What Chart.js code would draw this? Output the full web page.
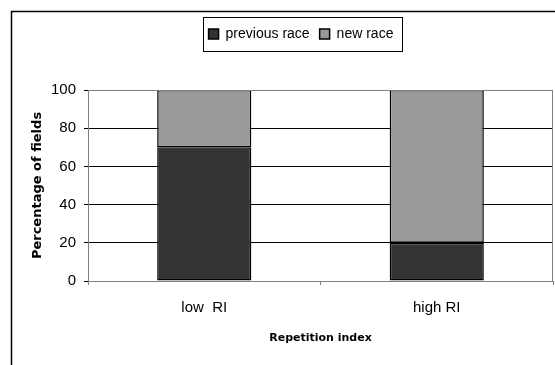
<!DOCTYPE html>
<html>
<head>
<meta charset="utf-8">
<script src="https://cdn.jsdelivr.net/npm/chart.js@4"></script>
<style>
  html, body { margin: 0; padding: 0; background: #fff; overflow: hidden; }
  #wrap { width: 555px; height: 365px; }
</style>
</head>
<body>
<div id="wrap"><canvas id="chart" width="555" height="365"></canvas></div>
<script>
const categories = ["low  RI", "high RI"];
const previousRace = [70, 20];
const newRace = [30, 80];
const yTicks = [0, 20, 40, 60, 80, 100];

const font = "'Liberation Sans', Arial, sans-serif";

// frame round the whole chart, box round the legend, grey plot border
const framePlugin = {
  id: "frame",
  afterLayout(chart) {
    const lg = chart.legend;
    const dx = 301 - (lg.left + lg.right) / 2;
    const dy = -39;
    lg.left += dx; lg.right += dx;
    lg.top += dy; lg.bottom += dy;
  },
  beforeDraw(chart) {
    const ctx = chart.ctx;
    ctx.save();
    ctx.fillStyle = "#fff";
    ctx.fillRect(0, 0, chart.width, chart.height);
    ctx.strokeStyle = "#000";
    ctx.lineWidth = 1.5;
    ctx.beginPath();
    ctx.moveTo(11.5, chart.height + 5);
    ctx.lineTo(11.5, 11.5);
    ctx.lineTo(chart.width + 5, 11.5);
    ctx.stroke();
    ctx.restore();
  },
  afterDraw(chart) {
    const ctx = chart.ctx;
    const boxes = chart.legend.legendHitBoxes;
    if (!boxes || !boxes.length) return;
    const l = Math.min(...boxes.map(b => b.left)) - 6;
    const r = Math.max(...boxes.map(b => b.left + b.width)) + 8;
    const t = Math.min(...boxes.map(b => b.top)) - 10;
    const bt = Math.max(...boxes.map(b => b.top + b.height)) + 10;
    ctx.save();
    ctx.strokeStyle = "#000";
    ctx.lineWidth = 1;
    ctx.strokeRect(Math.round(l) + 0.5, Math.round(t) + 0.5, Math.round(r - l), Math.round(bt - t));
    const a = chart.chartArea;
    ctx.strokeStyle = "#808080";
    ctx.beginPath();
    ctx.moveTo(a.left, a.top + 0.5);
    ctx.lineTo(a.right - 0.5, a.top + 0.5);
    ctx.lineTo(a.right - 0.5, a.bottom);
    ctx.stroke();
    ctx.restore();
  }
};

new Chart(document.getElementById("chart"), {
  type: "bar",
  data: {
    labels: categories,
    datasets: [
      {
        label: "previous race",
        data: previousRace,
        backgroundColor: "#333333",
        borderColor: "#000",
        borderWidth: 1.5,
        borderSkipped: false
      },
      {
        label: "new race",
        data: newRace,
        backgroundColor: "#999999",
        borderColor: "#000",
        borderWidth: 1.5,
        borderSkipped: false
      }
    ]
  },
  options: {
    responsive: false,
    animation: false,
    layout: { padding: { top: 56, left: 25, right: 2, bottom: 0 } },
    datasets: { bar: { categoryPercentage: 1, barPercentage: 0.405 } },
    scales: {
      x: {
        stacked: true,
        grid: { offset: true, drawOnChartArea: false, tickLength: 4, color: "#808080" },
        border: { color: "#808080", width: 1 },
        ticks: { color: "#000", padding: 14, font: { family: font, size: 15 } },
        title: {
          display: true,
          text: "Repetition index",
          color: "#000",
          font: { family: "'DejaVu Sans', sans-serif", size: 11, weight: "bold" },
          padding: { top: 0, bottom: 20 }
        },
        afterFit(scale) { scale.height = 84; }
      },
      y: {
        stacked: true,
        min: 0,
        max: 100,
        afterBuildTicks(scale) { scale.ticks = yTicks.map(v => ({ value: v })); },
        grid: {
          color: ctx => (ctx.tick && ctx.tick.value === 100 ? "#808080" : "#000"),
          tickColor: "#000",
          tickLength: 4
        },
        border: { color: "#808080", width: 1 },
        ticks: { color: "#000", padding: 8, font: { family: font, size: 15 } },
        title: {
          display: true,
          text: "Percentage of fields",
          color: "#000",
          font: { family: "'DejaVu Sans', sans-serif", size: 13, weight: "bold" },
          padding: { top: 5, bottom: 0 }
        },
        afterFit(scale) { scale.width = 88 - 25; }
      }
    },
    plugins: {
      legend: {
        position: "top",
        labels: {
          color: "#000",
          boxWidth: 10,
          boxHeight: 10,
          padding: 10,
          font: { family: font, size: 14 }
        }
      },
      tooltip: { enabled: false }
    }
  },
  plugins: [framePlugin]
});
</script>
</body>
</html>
————
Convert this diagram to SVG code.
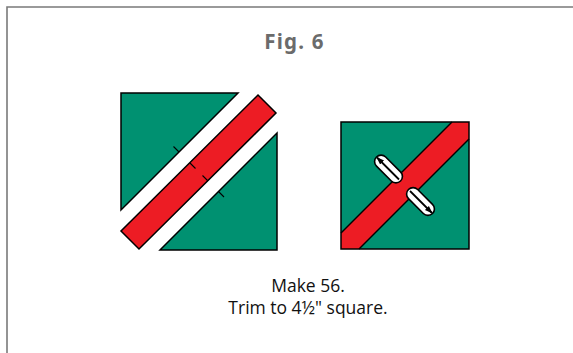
————
Report how many lines in the listing include the word "code". Give nothing but the count.

Response to the task: 2